Si è scritto che Montanelli è stato un grande giornalista. Enzo Biagi lo è stato di più, con ben altro grado di spirito umanitario, eppure non risulta che gli sia stata eretta una statua. Montanelli è stato giornalista di parte, sempre su posizioni di conservazione. Il fatto che abbia difeso le ragioni di Israele non basta a fare di lui un eroe, stimolo alla coscienza umanitaria. Si è anche scritto che Montanelli merita la statua perché fu gambizzato dalle Brigate Rosse. Non risulta che a molti altri gambizzati o ‘giustiziati’ dal terrorismo siano state dedicate statue. Giornalisti che hanno messo a repentaglio la loro vita, e con la vita hanno pagato, per le loro posizioni coraggiose indeflettibili, nei riguardi di mafia e criminalità organizzata. Franca Rame, torturata e stuprata da fascisti di stato, non ha avuto un monumento. Ed è bene così: crediamo che le statue vadano erette in memoria di chi ha dato un contributo di umanità e progresso alla storia. Montanelli ha semplicemente rappresentato se stesso e le proprie idee, il proprio spirito libero, come si usa dire, alla stregua di ogni altro giornalista. Forse con un grado di ironia più spiccato della generalità dei giornalisti.

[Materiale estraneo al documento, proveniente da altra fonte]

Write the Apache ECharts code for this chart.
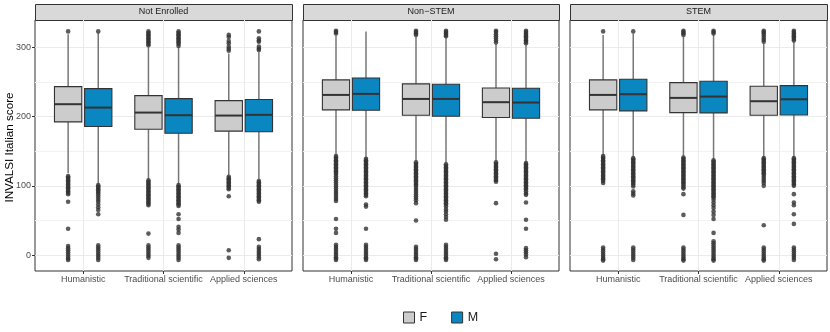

E, tuttavia, la battaglia alla statua di Montanelli appare pretestuosa almeno tanto quanto pretestuosa e superflua è stata la sua erezione. Rimanga pure dunque, come memento alla superfluità di tanti monumenti, che segnano soltanto lo spirito partigiano dei loro ispiratori e dell’epoca in cui hanno vissuto e operato. Ma non si dimentichi, assieme a una gambizzazione subita, uno stupro perpetrato. Le verità, come sempre, non si annullano a vicenda.
E c’è un’ultima verità, allora, che emerge da tanta attenzione rivolta alla statua di Montanelli. La decapitazione e l’abbattimento dei monumenti hanno preso l’avvio dalla contestazione alle statue di passati sfruttatori schiavisti in giro per l’Europa, il tutto come reazione all’assassinio del nero George Floyd da parte di un poliziotto di Minneapolis. L’omicidio, giustamente, ha riportato all’attenzione il razzismo diffuso di cui l’America non riesce a liberarsi. Ora, non si vorrebbe che l’iconoclastia antirazzista si risolvesse in una distrazione dal problema principale, il razzismo di oggi messo in disparte da episodi più o meno rilevanti della storia, talora anche privata, di ieri.
Le verità sono molte, spesso confliggenti, sempre coesistenti, anche nella loro frequente, immancabile, contraddizione.